Прежде всего, сплошные анонимы. Ни одного подписанного мнения! В лучшем случае — какой–нибудь „Иногородний подписчик“ (известно, впрочем, что это Дружинин). Прочие авторы установлены лишь позднейшими трудами историков, да и то не все. Дело даже не в анонимности фактической, а в анонимности, так сказать, тональной. Мы (в „Отечественных записках“. — Л.А.) уже имели честь высказаться и надеемся, что нас не заподозрят в придирчивости… А мы (в „Библиотеке для чтения“. — Л.А.), читая, предавались добродушному хохоту… А мы (в „Современнике“. — Л.А.) прочли с тем удовольствием, которое редко испытываешь при чтении „Москвитянина“… Много яду и ни одного лица! Скольжение масок.
Затем — бесконечная уклончивость. Дешевая дипломатия, которой никто не верит. Мелкие намеки непонятно на что. Неистребимое ощущение всеобщего „блуда“, когда что–то прячут, впрочем, может быть, делают вид, что прячут.

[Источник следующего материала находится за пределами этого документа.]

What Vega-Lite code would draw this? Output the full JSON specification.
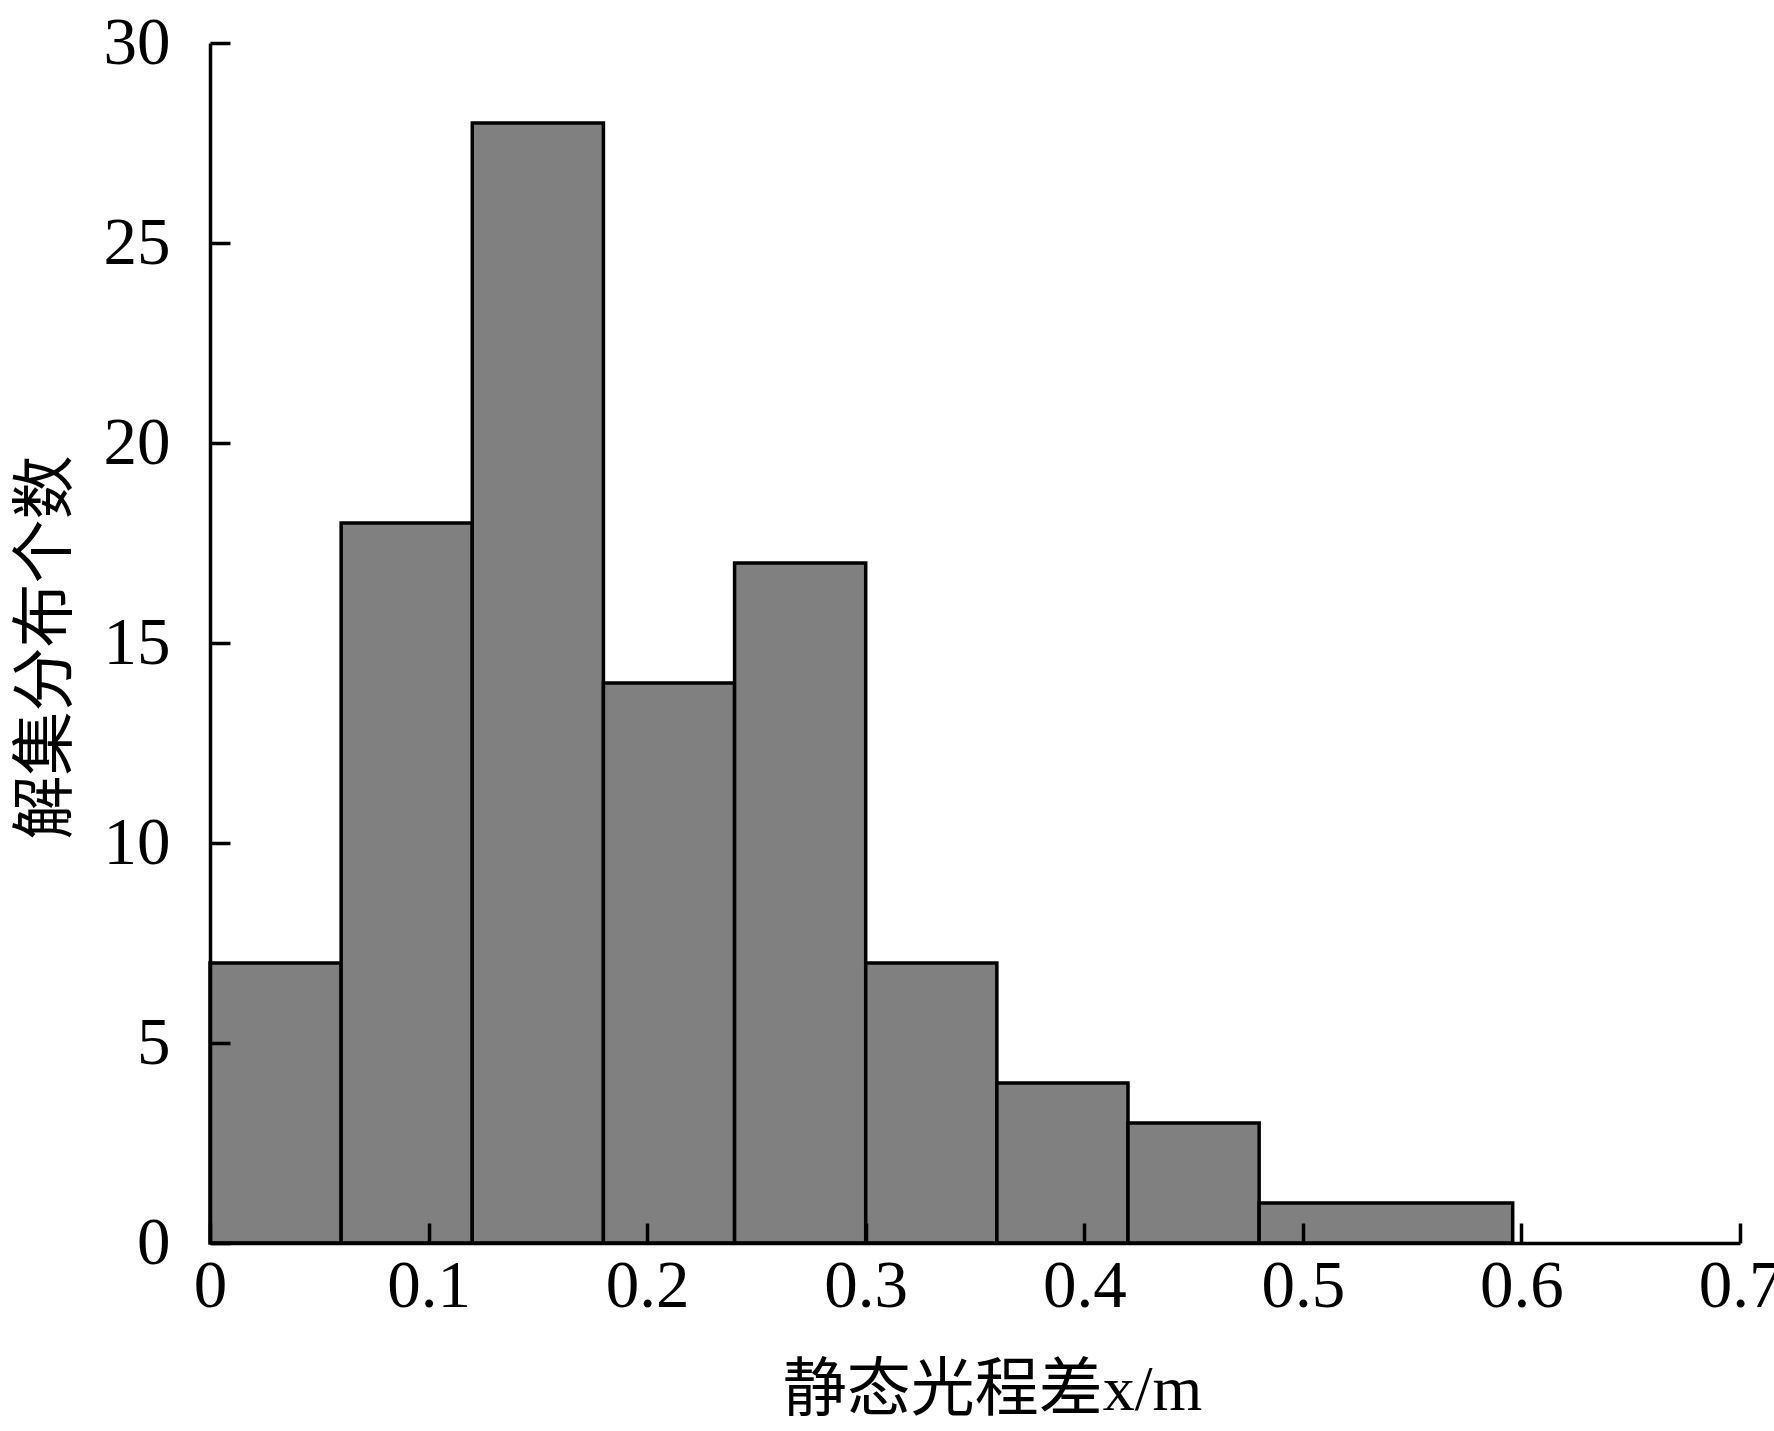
{
  "$schema": "https://vega.github.io/schema/vega-lite/v6.json",
  "width": 1530,
  "height": 1200,
  "autosize": "none",
  "padding": {"left": 210, "top": 43, "right": 34, "bottom": 188},
  "background": "white",
  "config": {
    "view": {"stroke": null},
    "axis": {
      "grid": false,
      "domainColor": "black",
      "domainWidth": 3.5,
      "tickColor": "black",
      "tickWidth": 3.5,
      "tickSize": -20,
      "labelFont": "Liberation Serif",
      "labelFontSize": 67,
      "labelColor": "black",
      "labelFlush": false,
      "labelOverlap": false,
      "titleColor": "black",
      "titleFontWeight": "normal"
    }
  },
  "data": {
    "values": [
      {"x0": 0.0, "x1": 0.06, "count": 7},
      {"x0": 0.06, "x1": 0.12, "count": 18},
      {"x0": 0.12, "x1": 0.18, "count": 28},
      {"x0": 0.18, "x1": 0.24, "count": 14},
      {"x0": 0.24, "x1": 0.30, "count": 17},
      {"x0": 0.30, "x1": 0.36, "count": 7},
      {"x0": 0.36, "x1": 0.42, "count": 4},
      {"x0": 0.42, "x1": 0.48, "count": 3},
      {"x0": 0.48, "x1": 0.596, "count": 1}
    ]
  },
  "mark": {"type": "bar", "fill": "#808080", "stroke": "black", "strokeWidth": 3.5},
  "encoding": {
    "x": {
      "field": "x0",
      "type": "quantitative",
      "scale": {"domain": [0, 0.7], "nice": false},
      "axis": {
        "zindex": 1,
        "values": [0, 0.1, 0.2, 0.3, 0.4, 0.5, 0.6, 0.7],
        "format": "~g",
        "labelPadding": 30,
        "title": "静态光程差x/m",
        "titleFont": "Liberation Serif, Noto Sans CJK SC",
        "titleFontSize": 64,
        "titleBaseline": "alphabetic",
        "titleX": 782,
        "titleY": 166
      }
    },
    "x2": {"field": "x1"},
    "y": {
      "field": "count",
      "type": "quantitative",
      "scale": {"domain": [0, 30], "nice": false},
      "axis": {
        "zindex": 1,
        "values": [0, 5, 10, 15, 20, 25, 30],
        "labelPadding": 60,
        "title": "解集分布个数",
        "titleFont": "Noto Sans CJK SC",
        "titleFontSize": 64,
        "titleAngle": -90,
        "titleBaseline": "middle",
        "titleX": -164,
        "titleY": 604
      }
    },
    "y2": {"datum": 0}
  }
}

И наконец — чудовищное многословие. Желая продемонстрировать свежесть и бойкость языка автора, выписывают из повести чуть ли не целую главу. С нуля пересказывают содержание: как этот тюфяк Бешмётев сдуру влюбился в Юлию, и как тетка Перепетуя и тетка Феоктиста его сосватали, и как Юлия такого тюфяка любить не могла и бегала к красавцу Бахтиарову, красавец же бегал к сестре Бешмётев Лизе, муж которой, Масуров, тоже бегал, потому что он от природы игрок и гуляка…
Передать движение этой критической мысли в сколько–нибудь реальном ее ритме — значит втянуть читателя в изматывающее испытание. Я попробую реконструировать драматургию намеков, по возможности выявив, то есть с неизбежностью обострив ее. Удастся ли мне при этом передать стиль мышления: легкую болтливость и деланную бодрость, — не знаю. Попробую.
Во всяком случае, я хочу, чтобы читатель понял, как я советовал бы ему читать мою реконструкцию критических версий. Ни в коем случае не как „обзор печати“! А именно как последовательное разворачивание драмы эмоций и идей. Жизнь писателя — жизнь особая, она вся в текстах. Поэтому я беру писательскую судьбу не в биографической „непрерывности“, а в узловых актах драмы, связанных с появлением главных текстов. И каждый раз призываю читателя внимательнейшим и современным образом вчувствоваться и в текст, и в движение откликов на него. Не потому, что нам сегодня так уж существенны давнопрошедшие суждения критиков, в том числе и критиков третьего ряда, — а потому, что это тогдашняя атмосфера. Может быть, критики и ошибаются, может быть, их мнения и пустячны, вздорны, смешны. Но то были живые, реальные люди, и их отклики Писемский читал. Значит, движение этих откликов есть еще одно зеркало писательской судьбы, еще один выразившийся план внутренней биографии автора, еще один прямой вход в его личность.
Личность писателя — это ж не только приметы его „физического тела“ и „бытового устроения“ (хотя и это, и это!). Личность писателя — это сумма его текстов, рождающих отклик. Это сумма откликов, рождающая эффект обратного действия. Это сумма обратных читательских действий, рождающая новое качество и состояние в творящей душе.
Поэтому я не систематизирую мнения по позициям, группам или тенденциям (как следовало бы при „обзоре“) — я держусь хронологии откликов. Я реконструирую не ситуацию в критике, а ситуацию в душе писателя, последовательно читающего и переживающего критические мнения о себе.
Если воспринимать эти мнения как „обзор печати“ — выйдет „обзор печати“ стосорокалетней давности. Кому он нужен?